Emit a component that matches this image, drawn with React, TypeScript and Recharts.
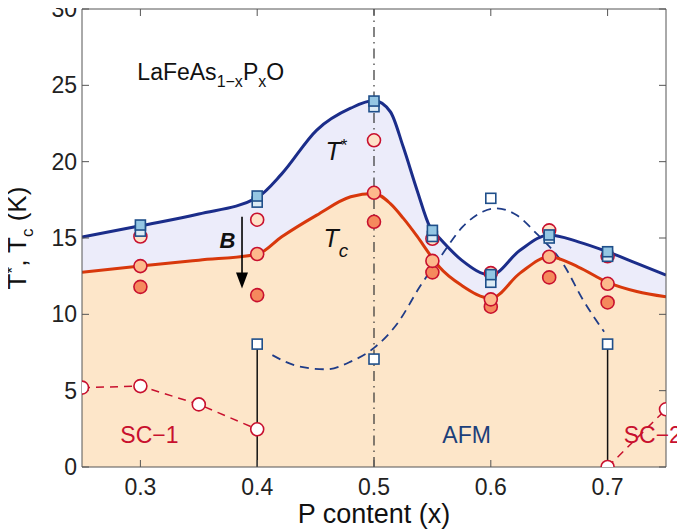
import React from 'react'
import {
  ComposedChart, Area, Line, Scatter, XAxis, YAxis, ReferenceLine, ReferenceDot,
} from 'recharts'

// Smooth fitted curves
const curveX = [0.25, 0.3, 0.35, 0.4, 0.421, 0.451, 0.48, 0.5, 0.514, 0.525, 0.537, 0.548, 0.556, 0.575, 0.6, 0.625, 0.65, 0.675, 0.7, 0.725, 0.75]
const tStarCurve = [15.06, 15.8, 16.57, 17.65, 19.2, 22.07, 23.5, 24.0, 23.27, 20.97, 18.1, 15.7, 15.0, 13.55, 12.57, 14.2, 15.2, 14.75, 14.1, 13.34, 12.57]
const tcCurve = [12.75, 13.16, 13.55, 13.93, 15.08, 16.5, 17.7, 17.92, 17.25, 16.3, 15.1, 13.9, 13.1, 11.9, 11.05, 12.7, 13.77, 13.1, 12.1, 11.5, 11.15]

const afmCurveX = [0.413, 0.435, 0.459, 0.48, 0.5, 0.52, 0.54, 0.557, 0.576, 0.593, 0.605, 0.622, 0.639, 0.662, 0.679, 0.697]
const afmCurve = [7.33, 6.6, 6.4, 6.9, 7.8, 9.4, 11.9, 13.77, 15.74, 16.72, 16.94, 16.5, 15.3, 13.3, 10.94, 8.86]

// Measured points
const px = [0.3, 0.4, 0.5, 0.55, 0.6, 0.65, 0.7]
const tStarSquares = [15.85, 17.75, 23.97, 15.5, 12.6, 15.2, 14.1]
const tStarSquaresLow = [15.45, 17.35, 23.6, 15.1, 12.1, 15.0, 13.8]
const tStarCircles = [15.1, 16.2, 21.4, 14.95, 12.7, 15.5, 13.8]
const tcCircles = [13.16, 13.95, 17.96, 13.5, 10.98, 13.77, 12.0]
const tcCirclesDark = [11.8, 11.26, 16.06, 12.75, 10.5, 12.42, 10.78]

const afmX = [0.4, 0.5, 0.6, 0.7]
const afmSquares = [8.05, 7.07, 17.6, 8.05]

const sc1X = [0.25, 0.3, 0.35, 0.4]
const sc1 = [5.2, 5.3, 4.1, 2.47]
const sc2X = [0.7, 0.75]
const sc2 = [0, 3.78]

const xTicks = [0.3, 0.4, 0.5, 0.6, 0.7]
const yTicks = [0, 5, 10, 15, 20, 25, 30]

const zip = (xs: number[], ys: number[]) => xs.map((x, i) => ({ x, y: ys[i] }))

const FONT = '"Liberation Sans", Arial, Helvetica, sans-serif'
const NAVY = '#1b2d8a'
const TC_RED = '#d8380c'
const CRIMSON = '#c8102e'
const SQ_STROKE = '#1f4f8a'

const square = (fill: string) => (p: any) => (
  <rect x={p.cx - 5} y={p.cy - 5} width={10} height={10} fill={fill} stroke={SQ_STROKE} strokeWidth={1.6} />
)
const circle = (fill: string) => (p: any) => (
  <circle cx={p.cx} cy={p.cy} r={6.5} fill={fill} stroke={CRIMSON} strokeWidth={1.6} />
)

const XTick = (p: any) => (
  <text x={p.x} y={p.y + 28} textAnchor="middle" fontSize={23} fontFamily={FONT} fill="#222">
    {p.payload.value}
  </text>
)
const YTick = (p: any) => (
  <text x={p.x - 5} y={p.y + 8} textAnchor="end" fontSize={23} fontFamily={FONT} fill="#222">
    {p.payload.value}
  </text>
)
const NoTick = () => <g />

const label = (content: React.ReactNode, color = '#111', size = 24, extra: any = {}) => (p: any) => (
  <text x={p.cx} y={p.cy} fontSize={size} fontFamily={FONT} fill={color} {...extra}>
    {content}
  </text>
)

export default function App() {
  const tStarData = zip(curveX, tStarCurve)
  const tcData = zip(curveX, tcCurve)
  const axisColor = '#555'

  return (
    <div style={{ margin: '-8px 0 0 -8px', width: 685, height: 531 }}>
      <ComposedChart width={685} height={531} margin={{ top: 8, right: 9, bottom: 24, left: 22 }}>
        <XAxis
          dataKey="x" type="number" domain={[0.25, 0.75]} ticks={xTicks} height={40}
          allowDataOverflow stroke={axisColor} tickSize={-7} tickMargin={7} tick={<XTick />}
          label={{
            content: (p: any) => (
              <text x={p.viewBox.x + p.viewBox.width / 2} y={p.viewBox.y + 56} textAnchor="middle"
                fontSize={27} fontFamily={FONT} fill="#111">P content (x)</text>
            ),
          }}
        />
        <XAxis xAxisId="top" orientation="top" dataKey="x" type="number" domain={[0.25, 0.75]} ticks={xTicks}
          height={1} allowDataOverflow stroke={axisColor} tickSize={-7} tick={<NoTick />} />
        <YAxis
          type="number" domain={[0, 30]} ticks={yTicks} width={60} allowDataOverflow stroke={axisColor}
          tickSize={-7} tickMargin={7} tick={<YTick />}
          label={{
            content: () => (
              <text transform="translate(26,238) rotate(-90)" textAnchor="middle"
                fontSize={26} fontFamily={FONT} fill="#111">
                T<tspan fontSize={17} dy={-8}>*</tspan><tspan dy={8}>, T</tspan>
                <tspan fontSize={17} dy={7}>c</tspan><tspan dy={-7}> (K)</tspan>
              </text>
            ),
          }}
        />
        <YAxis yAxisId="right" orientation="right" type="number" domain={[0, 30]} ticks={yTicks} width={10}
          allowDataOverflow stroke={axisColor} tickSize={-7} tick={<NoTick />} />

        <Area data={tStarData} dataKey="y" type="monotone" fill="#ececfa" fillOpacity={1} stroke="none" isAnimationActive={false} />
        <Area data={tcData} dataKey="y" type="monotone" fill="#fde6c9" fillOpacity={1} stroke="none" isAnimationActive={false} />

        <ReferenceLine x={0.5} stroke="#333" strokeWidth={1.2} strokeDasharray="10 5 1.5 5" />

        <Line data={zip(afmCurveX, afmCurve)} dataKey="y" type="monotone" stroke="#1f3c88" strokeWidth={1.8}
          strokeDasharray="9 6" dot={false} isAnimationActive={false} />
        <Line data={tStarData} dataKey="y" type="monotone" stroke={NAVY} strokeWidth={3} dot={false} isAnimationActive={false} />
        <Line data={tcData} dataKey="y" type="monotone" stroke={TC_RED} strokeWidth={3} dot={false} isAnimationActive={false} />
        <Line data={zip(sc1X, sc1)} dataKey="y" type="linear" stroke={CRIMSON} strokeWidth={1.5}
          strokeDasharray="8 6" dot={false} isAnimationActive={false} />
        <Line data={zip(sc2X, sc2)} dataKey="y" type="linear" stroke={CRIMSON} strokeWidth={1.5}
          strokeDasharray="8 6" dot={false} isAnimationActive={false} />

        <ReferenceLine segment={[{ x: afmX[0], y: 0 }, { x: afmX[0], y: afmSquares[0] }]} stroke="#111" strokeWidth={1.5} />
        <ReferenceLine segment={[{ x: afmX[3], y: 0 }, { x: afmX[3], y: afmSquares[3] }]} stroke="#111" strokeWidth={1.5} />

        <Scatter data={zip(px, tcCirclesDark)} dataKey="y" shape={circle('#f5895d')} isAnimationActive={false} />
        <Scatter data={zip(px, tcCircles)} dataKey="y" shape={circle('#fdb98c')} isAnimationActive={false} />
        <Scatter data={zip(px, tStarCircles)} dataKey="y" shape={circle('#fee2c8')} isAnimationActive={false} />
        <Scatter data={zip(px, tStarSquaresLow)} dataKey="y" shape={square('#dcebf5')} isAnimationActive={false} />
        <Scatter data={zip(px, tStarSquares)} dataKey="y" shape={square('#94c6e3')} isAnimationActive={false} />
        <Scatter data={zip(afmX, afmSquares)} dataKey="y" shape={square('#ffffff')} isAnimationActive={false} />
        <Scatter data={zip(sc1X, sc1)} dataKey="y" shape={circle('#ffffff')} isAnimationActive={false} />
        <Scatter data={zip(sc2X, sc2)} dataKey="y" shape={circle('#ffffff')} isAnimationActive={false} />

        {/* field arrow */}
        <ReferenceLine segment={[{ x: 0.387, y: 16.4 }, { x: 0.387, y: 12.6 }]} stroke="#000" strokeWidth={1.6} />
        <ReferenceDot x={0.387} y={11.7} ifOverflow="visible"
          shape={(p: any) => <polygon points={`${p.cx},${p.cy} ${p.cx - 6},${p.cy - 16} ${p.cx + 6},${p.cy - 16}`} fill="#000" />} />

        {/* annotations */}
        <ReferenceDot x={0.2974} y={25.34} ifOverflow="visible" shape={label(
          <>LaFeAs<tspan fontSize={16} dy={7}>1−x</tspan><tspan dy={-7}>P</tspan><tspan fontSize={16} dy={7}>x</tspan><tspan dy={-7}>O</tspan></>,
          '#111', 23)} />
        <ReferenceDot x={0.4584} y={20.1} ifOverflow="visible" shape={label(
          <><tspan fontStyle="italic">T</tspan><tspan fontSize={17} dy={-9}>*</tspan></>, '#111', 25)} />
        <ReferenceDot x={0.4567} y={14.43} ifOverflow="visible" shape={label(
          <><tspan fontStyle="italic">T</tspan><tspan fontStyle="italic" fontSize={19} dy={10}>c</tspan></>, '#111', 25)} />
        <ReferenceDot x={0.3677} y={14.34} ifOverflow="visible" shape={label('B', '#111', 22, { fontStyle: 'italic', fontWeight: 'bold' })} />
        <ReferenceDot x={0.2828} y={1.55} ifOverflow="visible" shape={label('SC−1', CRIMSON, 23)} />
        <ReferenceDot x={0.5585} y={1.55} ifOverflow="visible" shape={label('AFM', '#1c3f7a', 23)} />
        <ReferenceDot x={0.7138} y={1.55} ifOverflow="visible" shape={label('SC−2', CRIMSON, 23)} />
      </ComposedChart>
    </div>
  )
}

* * *

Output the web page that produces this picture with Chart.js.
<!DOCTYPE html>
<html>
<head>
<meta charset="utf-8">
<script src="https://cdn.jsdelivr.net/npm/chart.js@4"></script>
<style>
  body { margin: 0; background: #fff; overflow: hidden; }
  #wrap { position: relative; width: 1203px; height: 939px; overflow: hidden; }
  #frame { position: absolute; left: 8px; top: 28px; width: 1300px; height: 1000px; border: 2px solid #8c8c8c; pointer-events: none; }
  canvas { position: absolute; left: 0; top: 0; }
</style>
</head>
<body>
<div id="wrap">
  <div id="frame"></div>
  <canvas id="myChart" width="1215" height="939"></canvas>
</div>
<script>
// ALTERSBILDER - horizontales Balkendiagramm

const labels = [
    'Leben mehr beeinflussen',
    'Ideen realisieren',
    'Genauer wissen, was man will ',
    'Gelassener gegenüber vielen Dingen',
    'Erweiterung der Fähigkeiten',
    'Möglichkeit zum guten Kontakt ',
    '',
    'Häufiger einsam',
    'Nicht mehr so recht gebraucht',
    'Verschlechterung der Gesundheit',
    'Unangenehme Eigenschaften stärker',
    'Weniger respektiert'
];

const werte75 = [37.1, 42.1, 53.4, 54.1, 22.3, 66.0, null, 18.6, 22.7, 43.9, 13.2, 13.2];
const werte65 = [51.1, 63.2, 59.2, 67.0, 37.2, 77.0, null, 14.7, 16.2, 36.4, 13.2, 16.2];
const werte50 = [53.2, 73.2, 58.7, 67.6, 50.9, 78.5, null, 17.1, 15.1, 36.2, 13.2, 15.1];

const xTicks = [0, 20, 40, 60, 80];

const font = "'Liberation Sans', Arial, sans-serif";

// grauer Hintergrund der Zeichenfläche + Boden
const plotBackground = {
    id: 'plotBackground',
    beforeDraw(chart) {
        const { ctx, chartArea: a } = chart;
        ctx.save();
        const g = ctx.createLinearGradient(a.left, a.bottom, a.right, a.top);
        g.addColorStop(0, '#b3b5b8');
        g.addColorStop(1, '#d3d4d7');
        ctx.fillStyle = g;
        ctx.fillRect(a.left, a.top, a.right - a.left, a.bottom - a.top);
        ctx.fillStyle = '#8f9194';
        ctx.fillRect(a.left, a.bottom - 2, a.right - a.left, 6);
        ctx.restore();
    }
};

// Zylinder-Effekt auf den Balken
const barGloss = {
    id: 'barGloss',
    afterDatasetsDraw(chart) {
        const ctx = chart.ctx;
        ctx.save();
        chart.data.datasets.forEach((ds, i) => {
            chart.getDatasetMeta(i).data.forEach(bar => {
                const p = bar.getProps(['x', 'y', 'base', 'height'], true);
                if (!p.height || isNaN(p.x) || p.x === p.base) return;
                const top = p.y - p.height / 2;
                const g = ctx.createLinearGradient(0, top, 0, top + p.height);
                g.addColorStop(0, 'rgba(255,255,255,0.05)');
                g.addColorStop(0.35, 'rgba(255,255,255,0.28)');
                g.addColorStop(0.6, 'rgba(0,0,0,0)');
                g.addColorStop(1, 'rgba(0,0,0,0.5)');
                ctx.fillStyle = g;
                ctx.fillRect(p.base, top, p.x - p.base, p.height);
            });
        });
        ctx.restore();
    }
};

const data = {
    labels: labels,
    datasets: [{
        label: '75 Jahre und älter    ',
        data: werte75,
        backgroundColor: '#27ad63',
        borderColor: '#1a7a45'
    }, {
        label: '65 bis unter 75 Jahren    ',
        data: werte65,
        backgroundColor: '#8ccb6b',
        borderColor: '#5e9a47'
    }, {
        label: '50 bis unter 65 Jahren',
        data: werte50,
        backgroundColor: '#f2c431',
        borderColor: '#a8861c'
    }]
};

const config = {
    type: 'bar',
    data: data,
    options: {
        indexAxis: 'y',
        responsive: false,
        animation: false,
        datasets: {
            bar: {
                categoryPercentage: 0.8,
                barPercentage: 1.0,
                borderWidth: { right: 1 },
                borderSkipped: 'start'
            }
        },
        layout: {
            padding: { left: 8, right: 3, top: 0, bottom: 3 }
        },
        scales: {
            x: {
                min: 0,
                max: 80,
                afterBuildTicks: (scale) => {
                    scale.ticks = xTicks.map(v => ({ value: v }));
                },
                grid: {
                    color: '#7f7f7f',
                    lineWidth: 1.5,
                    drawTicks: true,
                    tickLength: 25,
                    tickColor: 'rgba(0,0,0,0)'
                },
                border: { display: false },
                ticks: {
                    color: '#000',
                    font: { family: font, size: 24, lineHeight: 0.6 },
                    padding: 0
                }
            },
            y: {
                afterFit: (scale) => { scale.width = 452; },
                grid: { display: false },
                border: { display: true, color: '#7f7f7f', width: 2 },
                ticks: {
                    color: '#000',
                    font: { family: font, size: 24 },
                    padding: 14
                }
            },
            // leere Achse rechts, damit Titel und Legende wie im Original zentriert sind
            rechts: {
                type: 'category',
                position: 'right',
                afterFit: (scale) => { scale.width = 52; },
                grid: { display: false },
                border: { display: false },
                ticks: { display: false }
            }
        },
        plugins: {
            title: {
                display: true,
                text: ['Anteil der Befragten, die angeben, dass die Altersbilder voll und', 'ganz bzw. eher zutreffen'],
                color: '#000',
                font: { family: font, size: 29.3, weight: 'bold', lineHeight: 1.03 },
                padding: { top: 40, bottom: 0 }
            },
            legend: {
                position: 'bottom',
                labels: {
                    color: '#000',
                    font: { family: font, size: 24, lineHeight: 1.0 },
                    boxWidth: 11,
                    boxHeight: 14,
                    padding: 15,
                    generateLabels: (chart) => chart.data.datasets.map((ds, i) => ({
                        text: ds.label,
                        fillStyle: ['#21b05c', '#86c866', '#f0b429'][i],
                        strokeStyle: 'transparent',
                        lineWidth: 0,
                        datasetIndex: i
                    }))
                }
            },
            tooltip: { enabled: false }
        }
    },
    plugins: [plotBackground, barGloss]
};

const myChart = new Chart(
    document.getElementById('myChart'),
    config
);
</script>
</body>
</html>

_WHAT IS ASKED_
Working from the entries above, reproduce exactly and only the lines beginning with the line that has "Emit a component" and ending with the line that has "13.3, 10.94, 8.86]"; omit all pictures.

_RESPONSE TO THIS TASK_
Emit a component that matches this image, drawn with React, TypeScript and Recharts.
import React from 'react'
import {
  ComposedChart, Area, Line, Scatter, XAxis, YAxis, ReferenceLine, ReferenceDot,
} from 'recharts'

// Smooth fitted curves
const curveX = [0.25, 0.3, 0.35, 0.4, 0.421, 0.451, 0.48, 0.5, 0.514, 0.525, 0.537, 0.548, 0.556, 0.575, 0.6, 0.625, 0.65, 0.675, 0.7, 0.725, 0.75]
const tStarCurve = [15.06, 15.8, 16.57, 17.65, 19.2, 22.07, 23.5, 24.0, 23.27, 20.97, 18.1, 15.7, 15.0, 13.55, 12.57, 14.2, 15.2, 14.75, 14.1, 13.34, 12.57]
const tcCurve = [12.75, 13.16, 13.55, 13.93, 15.08, 16.5, 17.7, 17.92, 17.25, 16.3, 15.1, 13.9, 13.1, 11.9, 11.05, 12.7, 13.77, 13.1, 12.1, 11.5, 11.15]

const afmCurveX = [0.413, 0.435, 0.459, 0.48, 0.5, 0.52, 0.54, 0.557, 0.576, 0.593, 0.605, 0.622, 0.639, 0.662, 0.679, 0.697]
const afmCurve = [7.33, 6.6, 6.4, 6.9, 7.8, 9.4, 11.9, 13.77, 15.74, 16.72, 16.94, 16.5, 15.3, 13.3, 10.94, 8.86]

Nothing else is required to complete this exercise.